-- PROMPT --
Give the data again exactly as written, skipping any pictures.

-- DATA EXTRACT --
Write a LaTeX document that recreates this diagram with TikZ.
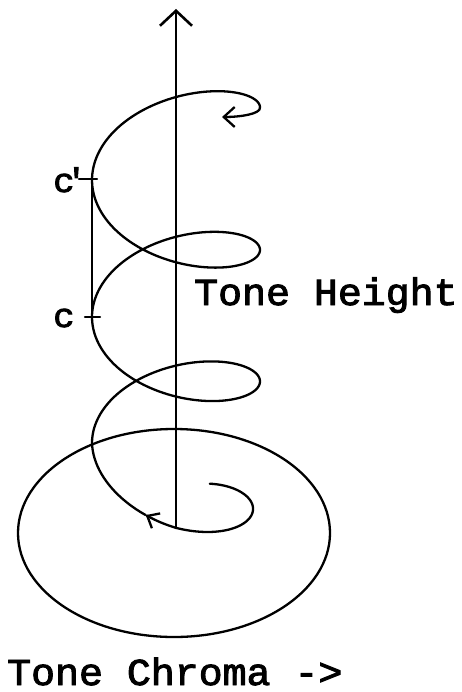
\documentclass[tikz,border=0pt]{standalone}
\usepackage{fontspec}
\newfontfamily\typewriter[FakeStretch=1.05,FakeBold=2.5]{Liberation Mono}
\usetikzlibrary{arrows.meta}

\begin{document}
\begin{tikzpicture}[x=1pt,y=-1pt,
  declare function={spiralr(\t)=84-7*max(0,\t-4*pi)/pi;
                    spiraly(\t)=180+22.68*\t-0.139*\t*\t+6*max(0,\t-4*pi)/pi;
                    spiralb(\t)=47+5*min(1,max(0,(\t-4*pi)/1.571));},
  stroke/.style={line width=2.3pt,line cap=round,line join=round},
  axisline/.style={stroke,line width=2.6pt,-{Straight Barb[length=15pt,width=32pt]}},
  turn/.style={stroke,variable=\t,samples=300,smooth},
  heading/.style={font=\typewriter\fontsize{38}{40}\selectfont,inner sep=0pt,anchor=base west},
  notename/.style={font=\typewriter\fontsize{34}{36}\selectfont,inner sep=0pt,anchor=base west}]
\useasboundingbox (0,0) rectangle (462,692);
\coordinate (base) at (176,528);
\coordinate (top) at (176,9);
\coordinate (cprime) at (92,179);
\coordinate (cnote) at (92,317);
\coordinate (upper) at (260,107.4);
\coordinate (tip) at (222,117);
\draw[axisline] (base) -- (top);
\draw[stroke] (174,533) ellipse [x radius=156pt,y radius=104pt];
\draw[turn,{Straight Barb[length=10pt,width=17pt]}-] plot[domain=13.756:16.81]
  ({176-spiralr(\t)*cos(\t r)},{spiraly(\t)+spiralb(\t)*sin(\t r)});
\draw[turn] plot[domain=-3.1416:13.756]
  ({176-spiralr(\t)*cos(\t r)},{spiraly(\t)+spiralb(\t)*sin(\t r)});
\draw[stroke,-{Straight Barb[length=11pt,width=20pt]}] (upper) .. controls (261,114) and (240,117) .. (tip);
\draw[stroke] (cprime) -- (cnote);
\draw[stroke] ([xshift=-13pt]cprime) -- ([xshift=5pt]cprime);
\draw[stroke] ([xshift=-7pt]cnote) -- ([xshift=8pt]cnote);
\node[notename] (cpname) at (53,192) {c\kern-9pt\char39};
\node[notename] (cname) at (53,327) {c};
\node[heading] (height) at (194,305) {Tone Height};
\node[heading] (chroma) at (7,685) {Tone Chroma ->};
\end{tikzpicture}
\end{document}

-- REPLY TO THE TASK --
Write a LaTeX document that recreates this diagram with TikZ.
\documentclass[tikz,border=0pt]{standalone}
\usepackage{fontspec}
\newfontfamily\typewriter[FakeStretch=1.05,FakeBold=2.5]{Liberation Mono}
\usetikzlibrary{arrows.meta}

\begin{document}
\begin{tikzpicture}[x=1pt,y=-1pt,
  declare function={spiralr(\t)=84-7*max(0,\t-4*pi)/pi;
                    spiraly(\t)=180+22.68*\t-0.139*\t*\t+6*max(0,\t-4*pi)/pi;
                    spiralb(\t)=47+5*min(1,max(0,(\t-4*pi)/1.571));},
  stroke/.style={line width=2.3pt,line cap=round,line join=round},
  axisline/.style={stroke,line width=2.6pt,-{Straight Barb[length=15pt,width=32pt]}},
  turn/.style={stroke,variable=\t,samples=300,smooth},
  heading/.style={font=\typewriter\fontsize{38}{40}\selectfont,inner sep=0pt,anchor=base west},
  notename/.style={font=\typewriter\fontsize{34}{36}\selectfont,inner sep=0pt,anchor=base west}]
\useasboundingbox (0,0) rectangle (462,692);
\coordinate (base) at (176,528);
\coordinate (top) at (176,9);
\coordinate (cprime) at (92,179);
\coordinate (cnote) at (92,317);
\coordinate (upper) at (260,107.4);
\coordinate (tip) at (222,117);
\draw[axisline] (base) -- (top);
\draw[stroke] (174,533) ellipse [x radius=156pt,y radius=104pt];
\draw[turn,{Straight Barb[length=10pt,width=17pt]}-] plot[domain=13.756:16.81]
  ({176-spiralr(\t)*cos(\t r)},{spiraly(\t)+spiralb(\t)*sin(\t r)});
\draw[turn] plot[domain=-3.1416:13.756]
  ({176-spiralr(\t)*cos(\t r)},{spiraly(\t)+spiralb(\t)*sin(\t r)});
\draw[stroke,-{Straight Barb[length=11pt,width=20pt]}] (upper) .. controls (261,114) and (240,117) .. (tip);
\draw[stroke] (cprime) -- (cnote);
\draw[stroke] ([xshift=-13pt]cprime) -- ([xshift=5pt]cprime);
\draw[stroke] ([xshift=-7pt]cnote) -- ([xshift=8pt]cnote);
\node[notename] (cpname) at (53,192) {c\kern-9pt\char39};
\node[notename] (cname) at (53,327) {c};
\node[heading] (height) at (194,305) {Tone Height};
\node[heading] (chroma) at (7,685) {Tone Chroma ->};
\end{tikzpicture}
\end{document}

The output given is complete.